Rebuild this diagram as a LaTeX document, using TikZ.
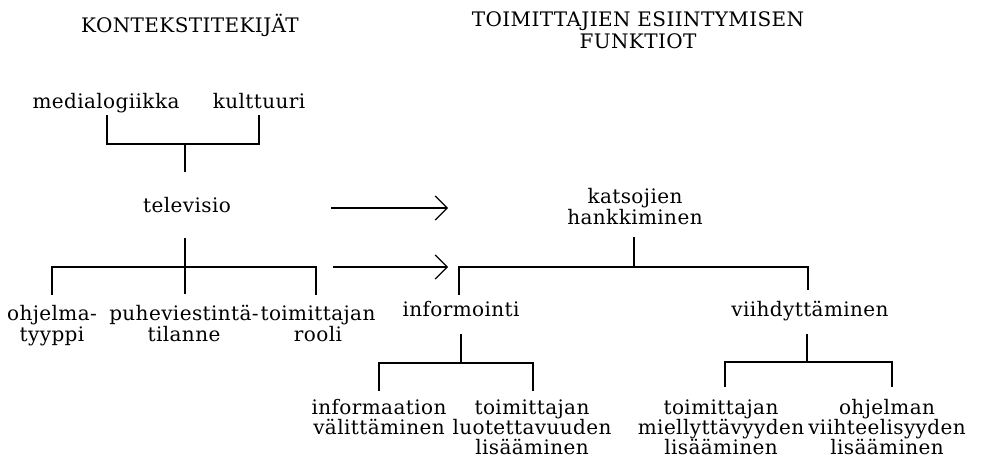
\documentclass[tikz,border=0pt]{standalone}
\usepackage{fontspec}
\setmainfont{DejaVu Serif}[LetterSpace=2]
\usetikzlibrary{arrows.meta,calc}
% stacked, centred lines: baseline at the first line, fixed line pitch,
% every line padded to 14pt above and 6pt below its baseline
\newcommand\lines[1]{\vtop{\lineskiplimit=-100pt\lineskip=0pt
  \halign{\hfil\rule{0pt}{14pt}##\rule[-6pt]{0pt}{6pt}\hfil\cr#1\crcr}}}
\begin{document}
\begin{tikzpicture}[x=1pt,y=-1pt,
  every node/.style={inner sep=0pt,anchor=base},
  lbl/.style={font=\fontsize{20}{21}\selectfont},
  lbltight/.style={font=\fontsize{20}{20.3}\selectfont},
  ttl/.style={font=\fontsize{20}{22}\selectfont},
  link/.style={line width=1.2pt},
  flow/.style={line width=1.2pt,-{Straight Barb[length=12pt,width=24pt,line width=1.2pt]}}]
\useasboundingbox (0,0) rectangle (981,463);

% headings
\node[ttl] (hctx) at (190,32) {\lines{KONTEKSTITEKIJÄT}};
\node[ttl] (hfun) at (638,26) {\lines{TOIMITTAJIEN ESIINTYMISEN\cr FUNKTIOT}};

% context factors
\node[lbl] (media) at (106,108) {\lines{medialogiikka}};
\node[lbl] (kult)  at (259,108) {\lines{kulttuuri}};
\node[lbl] (tv)    at (187,212) {\lines{televisio}};
\node[lbl] (ohj)   at (52,320)  {\lines{ohjelma-\cr tyyppi}};
\node[lbl] (puhe)  at (184,320) {\lines{puheviestintä-\cr tilanne}};
\node[lbl] (rooli) at (318,320) {\lines{toimittajan\cr rooli}};

% functions
\node[lbl] (kats)  at (635,203) {\lines{katsojien\cr hankkiminen}};
\node[lbl] (info)  at (461,316) {\lines{informointi}};
\node[lbl] (viih)  at (810,316) {\lines{viihdyttäminen}};
\node[lbltight] (ivalit) at (379,414) {\lines{informaation\cr välittäminen}};
\node[lbltight] (iluot)  at (532,414) {\lines{toimittajan\cr luotettavuuden\cr lisääminen}};
\node[lbltight] (vmiel)  at (721,414) {\lines{toimittajan\cr miellyttävyyden\cr lisääminen}};
\node[lbltight] (vviih)  at (887,414) {\lines{ohjelman\cr viihteelisyyden\cr lisääminen}};

% junctions of the brackets
\coordinate (j1) at (185,144);
\coordinate (j2) at (185,267);
\coordinate (j3) at (634,267);
\coordinate (j4) at (461,363);
\coordinate (j5) at (807,362);

% context brackets
\draw[link] ($(media.south)+(1,1)$) |- (j1) -| ($(kult.south)+(0,1)$);
\draw[link] (j1) -- ($(j1 |- tv.north)+(0,-25)$);
\draw[link] ($(j2 |- tv.south)+(0,20)$) -- ($(j2 |- puhe.north)+(0,-10)$);
\draw[link] ($(ohj.north)+(0,-10)$) |- (j2) -| ($(rooli.north)+(-2,-10)$);

% function brackets
\draw[link] ($(j3 |- kats.south)+(0,7)$) -- (j3);
\draw[link] ($(info.north)+(-2,-6)$) |- (j3) -| ($(viih.north)+(-2,-10)$);
\draw[link] ($(info.south)+(0,12)$) -- (j4);
\draw[link] ($(ivalit.north)+(0,-8)$) |- (j4) -| ($(iluot.north)+(1,-8)$);
\draw[link] ($(j5 |- viih.south)+(0,12)$) -- (j5);
\draw[link] ($(vmiel.north)+(4,-12)$) |- (j5) -| ($(vviih.north)+(5,-12)$);

% arrows from context to functions
\coordinate (a1s) at (331,208);
\coordinate (a1e) at (448,208);
\coordinate (a2s) at (333,267);
\coordinate (a2e) at (448,267);
\draw[flow] (a1s) -- (a1e);
\draw[flow] (a2s) -- (a2e);
\end{tikzpicture}
\end{document}
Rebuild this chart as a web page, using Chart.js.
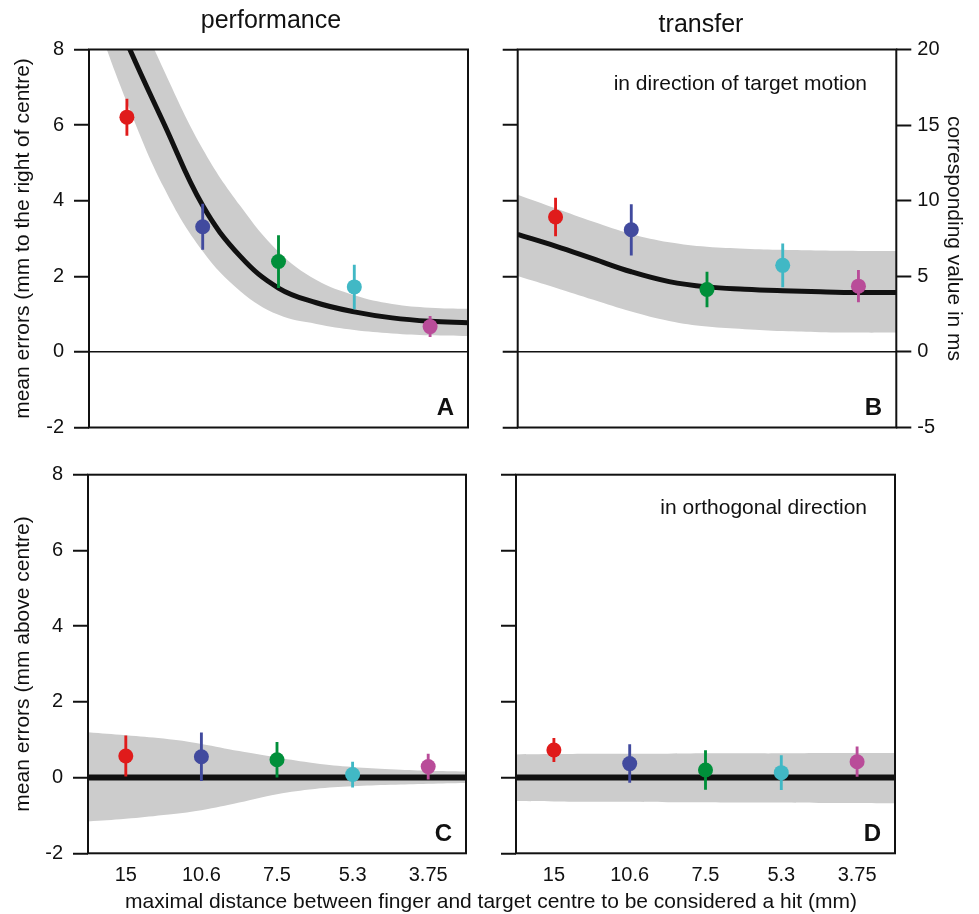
<!DOCTYPE html>
<html>
<head>
<meta charset="utf-8">
<script src="https://cdn.jsdelivr.net/npm/chart.js@4.4.0/dist/chart.umd.min.js"></script>
<style>
body { margin: 0; background: #fff; }
#wrap { position: relative; width: 979px; height: 914px; font-family: "Liberation Sans", Arial, sans-serif; color: #111; }
#wrap canvas { position: absolute; left: 0; top: 0; }
.t { position: absolute; white-space: nowrap; line-height: 1; }
</style>
</head>
<body>
<div id="wrap">
  <canvas id="cA" width="979" height="914"></canvas>
  <canvas id="cB" width="979" height="914"></canvas>
  <canvas id="cC" width="979" height="914"></canvas>
  <canvas id="cD" width="979" height="914"></canvas>

  <div class="t" style="left:171px;width:200px;text-align:center;top:7px;font-size:25px">performance</div>
  <div class="t" style="left:601px;width:200px;text-align:center;top:11px;font-size:25px">transfer</div>
  <div class="t" style="right:112px;top:72px;font-size:21px">in direction of target motion</div>
  <div class="t" style="right:112px;top:496px;font-size:21px">in orthogonal direction</div>
  <div class="t" style="right:525px;top:395px;font-size:24px;font-weight:bold">A</div>
  <div class="t" style="right:97px;top:395px;font-size:24px;font-weight:bold">B</div>
  <div class="t" style="right:527px;top:821px;font-size:24px;font-weight:bold">C</div>
  <div class="t" style="right:98px;top:821px;font-size:24px;font-weight:bold">D</div>
  <div class="t" style="left:91px;width:800px;text-align:center;top:890px;font-size:21px">maximal distance between finger and target centre to be considered a hit (mm)</div>
</div>

<script>
// categories (target size, mm) and dot colours
const distances = ['15', '10.6', '7.5', '5.3', '3.75'];
const dotColors = ['#e01b1b', '#414a9e', '#008f3a', '#41b8c5', '#b94c99'];

const fitX = [0.5, 1, 1.5, 2, 2.5, 3, 3.5, 4, 4.5, 5, 5.5];

// A: performance, direction of motion
const meanA = [6.21, 3.31, 2.39, 1.72, 0.67];
const errA  = [0.48, 0.60, 0.69, 0.58, 0.27];
const fitA  = [10.6, 8.18, 5.99, 3.87, 2.52, 1.69, 1.30, 1.06, 0.90, 0.81, 0.77];
const hiA   = [12.5, 9.7, 7.4, 5.37, 3.85, 2.65, 1.90, 1.50, 1.27, 1.17, 1.14];
const loA   = [9.3, 6.6, 4.3, 2.66, 1.60, 0.98, 0.74, 0.58, 0.49, 0.44, 0.42];

// B: transfer, direction of motion
const meanB = [3.57, 3.23, 1.65, 2.29, 1.74];
const errB  = [0.50, 0.67, 0.46, 0.57, 0.42];
const fitB  = [3.11, 2.80, 2.46, 2.12, 1.86, 1.72, 1.66, 1.62, 1.59, 1.57, 1.57];
const hiB   = [4.16, 3.80, 3.44, 3.12, 2.90, 2.78, 2.73, 2.70, 2.68, 2.67, 2.67];
const loB   = [2.01, 1.70, 1.38, 1.07, 0.82, 0.67, 0.60, 0.55, 0.52, 0.51, 0.51];

// C: performance, orthogonal
const meanC = [0.57, 0.55, 0.47, 0.08, 0.29];
const errC  = [0.53, 0.63, 0.46, 0.33, 0.33];
const fitC  = [0, 0, 0, 0, 0, 0, 0, 0, 0, 0, 0];
const hiC   = [1.20, 1.12, 1.03, 0.89, 0.70, 0.53, 0.38, 0.28, 0.22, 0.18, 0.16];
const loC   = [-1.16, -1.09, -0.99, -0.86, -0.66, -0.44, -0.30, -0.23, -0.19, -0.16, -0.14];

// D: transfer, orthogonal
const meanD = [0.73, 0.37, 0.20, 0.13, 0.42];
const errD  = [0.31, 0.50, 0.51, 0.45, 0.39];
const fitD  = [0, 0, 0, 0, 0, 0, 0, 0, 0, 0, 0];
const hiD   = [0.61, 0.62, 0.63, 0.63, 0.63, 0.64, 0.64, 0.64, 0.65, 0.65, 0.65];
const loD   = [-0.62, -0.63, -0.64, -0.64, -0.65, -0.65, -0.66, -0.66, -0.67, -0.67, -0.68];

const ink = '#111';
const tickFont = {family: '"Liberation Sans", Arial, sans-serif', size: 20};
const titleFont = {family: '"Liberation Sans", Arial, sans-serif', size: 21};

// frame round each panel
const boxPlugin = {
  id: 'box',
  afterDatasetsDraw(chart) {
    const {ctx, chartArea: a} = chart;
    ctx.save();
    ctx.strokeStyle = ink;
    ctx.lineWidth = 2;
    ctx.strokeRect(a.left, a.top, a.right - a.left, a.bottom - a.top);
    ctx.restore();
  }
};

function pts(ys) { return fitX.map((x, i) => ({x: x, y: ys[i]})); }

function panel(id, mean, err, fit, hi, lo, o) {
  const yScale = {
    min: -2, max: 8,
    ticks: {stepSize: 2, display: o.yLabels, padding: 10, color: ink, font: tickFont},
    grid: {
      drawOnChartArea: o.zeroLine,
      color: c => (c.tick && c.tick.value === 0) ? ink : 'rgba(0,0,0,0)',
      lineWidth: 1.5, tickColor: ink, tickLength: 15, tickWidth: 2
    },
    border: {display: false},
    title: {display: !!o.yTitle, text: o.yTitle, color: ink, font: titleFont, padding: {top: 11, bottom: 0}},
    afterFit: s => { s.width = o.yWidth; }
  };
  const scales = {
    x: {
      type: 'linear', min: 0.5, max: 5.5, offset: false, display: o.xLabels,
      afterBuildTicks: s => { s.ticks = distances.map((d, i) => ({value: i + 1})); },
      ticks: {callback: v => distances[v - 1], padding: 10, color: ink, font: tickFont, maxRotation: 0},
      grid: {display: false, drawTicks: false, offset: false},
      border: {display: false},
      afterFit: s => { s.height = o.xLabels ? 40 : 0; }
    },
    y: yScale
  };
  if (o.rightAxis) {
    scales.y2 = {
      position: 'right', min: -5, max: 20,
      ticks: {stepSize: 5, padding: 6, color: ink, font: tickFont},
      grid: {drawOnChartArea: false, tickColor: ink, tickLength: 15, tickWidth: 2},
      border: {display: false},
      title: {display: true, text: 'corresponding value in ms', color: ink, font: titleFont, padding: {top: 13, bottom: 0}},
      afterFit: s => { s.width = 979 - 896.3; }
    };
  }
  return new Chart(document.getElementById(id), {
    type: 'scatter',
    data: {
      datasets: [
        {
          type: 'scatter',
          data: mean.map((m, i) => ({x: i + 1, y: m})),
          pointRadius: 7.5, pointBorderWidth: 0,
          pointBackgroundColor: dotColors, pointBorderColor: dotColors
        },
        {
          type: 'bar',
          data: mean.map((m, i) => ({x: i + 1, y: [m - err[i], m + err[i]]})),
          backgroundColor: dotColors, borderWidth: 0,
          barThickness: 2.2, grouped: false
        },
        {
          type: 'line', data: pts(fit), showLine: true,
          borderColor: ink, borderWidth: o.fitWidth, pointRadius: 0,
          tension: 0.4, clip: 0
        },
        {
          type: 'line', data: pts(hi), showLine: true,
          borderColor: 'rgba(0,0,0,0)', borderWidth: 0, pointRadius: 0,
          backgroundColor: '#cccccc', fill: '+1',
          tension: 0.4, clip: 0
        },
        {
          type: 'line', data: pts(lo), showLine: true,
          borderColor: 'rgba(0,0,0,0)', borderWidth: 0, pointRadius: 0,
          fill: false, tension: 0.4, clip: 0
        }
      ]
    },
    options: {
      responsive: false,
      animation: false,
      devicePixelRatio: 1,
      events: [],
      layout: {padding: o.pad},
      scales: scales,
      plugins: {
        legend: {display: false},
        tooltip: {enabled: false},
        filler: {drawTime: 'beforeDatasetsDraw'}
      }
    },
    plugins: [boxPlugin]
  });
}

panel('cA', meanA, errA, fitA, hiA, loA, {
  pad: {left: 0, top: 49.5, right: 511, bottom: 486.5},
  yWidth: 89, yLabels: true, zeroLine: true, xLabels: false, fitWidth: 5,
  yTitle: 'mean errors (mm to the right of centre)'
});
panel('cB', meanB, errB, fitB, hiB, loB, {
  pad: {left: 487.7, top: 49.5, right: 0, bottom: 486.5},
  yWidth: 30, yLabels: false, zeroLine: true, xLabels: false, fitWidth: 5, rightAxis: true
});
panel('cC', meanC, errC, fitC, hiC, loC, {
  pad: {left: 0, top: 474.7, right: 513, bottom: 20.7},
  yWidth: 88, yLabels: true, zeroLine: false, xLabels: true, fitWidth: 6,
  yTitle: 'mean errors (mm above centre)'
});
panel('cD', meanD, errD, fitD, hiD, loD, {
  pad: {left: 486, top: 474.7, right: 84, bottom: 20.7},
  yWidth: 30, yLabels: false, zeroLine: false, xLabels: true, fitWidth: 6
});
</script>
</body>
</html>
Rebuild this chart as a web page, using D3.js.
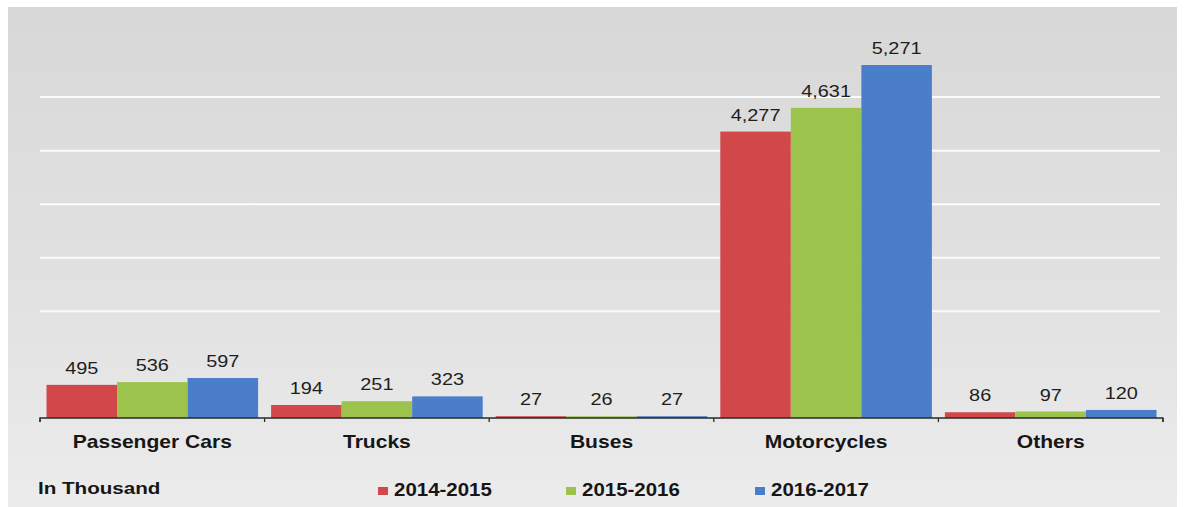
<!DOCTYPE html>
<html>
<head>
<meta charset="utf-8">
<script src="https://cdn.jsdelivr.net/npm/d3@7"></script>
<style>
  html, body { margin: 0; padding: 0; background: #ffffff; }
  svg { display: block; }
  text { font-family: "Liberation Sans", Arial, sans-serif; }
</style>
</head>
<body>
<svg id="chart" width="1185" height="507"></svg>
<script>
// ---- data ----
const categories = ["Passenger Cars", "Trucks", "Buses", "Motorcycles", "Others"];
const seriesNames = ["2014-2015", "2015-2016", "2016-2017"];
const values2014 = [495, 194, 27, 4277, 86];
const values2015 = [536, 251, 26, 4631, 97];
const values2016 = [597, 323, 27, 5271, 120];
const gridTicks = [1600, 2400, 3200, 4000, 4800];
const unitLabel = "In Thousand";

const seriesValues = [values2014, values2015, values2016];
const colors = ["#d2484a", "#9cc44c", "#4a7ecb"];
const SX = 1.17; // horizontal text stretch seen in the reference

const svg = d3.select("#chart");
const W = 1185, H = 507;

// background with soft gradient
const defs = svg.append("defs");
const grad = defs.append("linearGradient").attr("id", "bg").attr("x1", 0).attr("y1", 0).attr("x2", 0).attr("y2", 1);
grad.append("stop").attr("offset", "0%").attr("stop-color", "#d8d8d8");
grad.append("stop").attr("offset", "60%").attr("stop-color", "#e2e2e2");
grad.append("stop").attr("offset", "100%").attr("stop-color", "#ececec");
svg.append("rect").attr("x", 8).attr("y", 7).attr("width", 1169).attr("height", H - 7).attr("fill", "url(#bg)");

// scales
const x0 = d3.scaleBand().domain(categories).range([40, 1163]).padding(0);
const x1 = d3.scaleBand().domain(seriesNames).range([6.5, x0.bandwidth() - 6.5]).padding(0);
const y = d3.scaleLinear().domain([0, 5600]).range([418, 43]);

// gridlines
const grid = svg.append("g").attr("transform", "translate(40,0)")
  .call(d3.axisLeft(y).tickValues(gridTicks).tickSize(-1120).tickFormat(""));
grid.select(".domain").remove();
grid.selectAll(".tick line").attr("stroke", "#fbfbfb").attr("stroke-width", 2);

// bars
const rows = categories.map((c, i) => ({ cat: c, vals: seriesNames.map((s, j) => ({ s, j, v: seriesValues[j][i] })) }));
const groups = svg.append("g").selectAll("g").data(rows).join("g")
  .attr("transform", d => `translate(${x0(d.cat)},0)`);
groups.selectAll("rect").data(d => d.vals).join("rect")
  .attr("x", d => x1(d.s))
  .attr("width", x1.bandwidth())
  .attr("y", d => y(d.v))
  .attr("height", d => y(0) - y(d.v))
  .attr("fill", d => colors[d.j]);

// value labels
const fmt = d3.format(",");
groups.selectAll("text.val").data(d => d.vals).join("text")
  .attr("class", "val")
  .attr("transform", d => `translate(${x1(d.s) + x1.bandwidth() / 2},${y(d.v) - 11}) scale(${SX},1)`)
  .attr("text-anchor", "middle")
  .attr("font-size", 17)
  .attr("fill", "#1e1e1e")
  .text(d => fmt(d.v));

// x axis
const xAxis = svg.append("g").attr("transform", "translate(0,418)")
  .call(d3.axisBottom(x0).tickSize(0).tickFormat(""));
xAxis.select(".domain").attr("stroke", "#2a2a2a").attr("stroke-width", 1.3).attr("d", "M40,4V0H1163V4");
// boundary ticks
const bounds = categories.map(c => x0(c)).concat([x0(categories[categories.length - 1]) + x0.bandwidth()]);
xAxis.selectAll("line.bt").data(bounds).join("line").attr("class", "bt")
  .attr("x1", d => d).attr("x2", d => d).attr("y1", 0).attr("y2", 4)
  .attr("stroke", "#2a2a2a").attr("stroke-width", 1.3);

// category labels
svg.append("g").selectAll("text").data(categories).join("text")
  .attr("transform", d => `translate(${x0(d) + x0.bandwidth() / 2},448) scale(${SX},1)`)
  .attr("text-anchor", "middle")
  .attr("font-size", 18)
  .attr("font-weight", "bold")
  .attr("fill", "#161616")
  .text(d => d);

// unit label
svg.append("text")
  .attr("transform", `translate(38,494) scale(1.25,1)`)
  .attr("font-size", 16.5)
  .attr("font-weight", "bold")
  .attr("fill", "#161616")
  .text(unitLabel);

// legend
const legX = [378, 566, 755];
const leg = svg.append("g").selectAll("g").data(seriesNames).join("g")
  .attr("transform", (d, i) => `translate(${legX[i]},0)`);
leg.append("rect").attr("x", 0).attr("y", 487).attr("width", 10).attr("height", 8)
  .attr("fill", (d, i) => colors[i]);
leg.append("text")
  .attr("transform", `translate(16,496) scale(${SX},1)`)
  .attr("font-size", 17.5)
  .attr("font-weight", "bold")
  .attr("fill", "#161616")
  .text(d => d);
</script>
</body>
</html>
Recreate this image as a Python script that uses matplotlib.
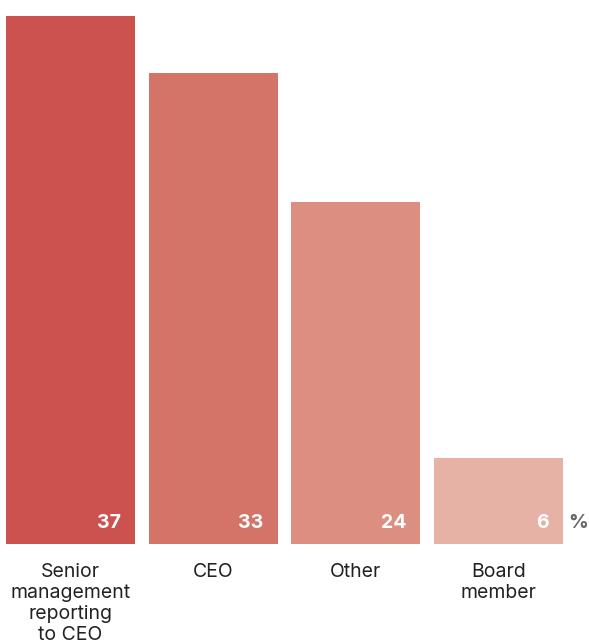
import matplotlib
matplotlib.use("Agg")
import matplotlib.pyplot as plt

categories = ["Senior\nmanagement\nreporting\nto CEO", "CEO", "Other", "Board\nmember"]
values = [37, 33, 24, 6]
colors = ["#CB524E", "#D47468", "#DC8F80", "#E5B2A5"]

plt.rcParams["font.family"] = ["Inter", "DejaVu Sans"]

W, H = 589, 644
fig = plt.figure(figsize=(W / 100, H / 100), dpi=100)
ax = fig.add_axes([0, 100 / H, 1, 544 / H])

spacing = 142.67
xs = list(range(len(values)))
ax.bar(xs, values, width=129 / spacing, color=colors, align="center")
ax.set_xlim((0 - 70.5) / spacing, (W - 70.5) / spacing)
ax.set_ylim(0, 37 * 544 / 528)
ax.axis("off")

for x, v in zip(xs, values):
    ax.text(x + 0.5 * 129 / spacing - 14 / spacing, 1.5, str(v), ha="right", va="center",
            color="white", fontsize=14, fontweight="bold")

ax.text((578 - 70.5) / spacing, 1.5, "%", ha="center", va="center",
        color="#666666", fontsize=14, fontweight="bold")

for x, c in zip(xs, categories):
    ax.annotate(c, xy=(x, 0), xycoords="data", xytext=(0, -14), textcoords="offset points",
                ha="center", va="top", fontsize=14, color="#222222", linespacing=1.2)

fig.savefig("out.png", dpi=100)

Work to be completed: Gather and return every line that holds the string "using".

Task response:
Rebuild this diagram as a LaTeX document, using TikZ.
Rebuild this chart as a web page, using Chart.js.
Rebuild this chart as a web page, using D3.js.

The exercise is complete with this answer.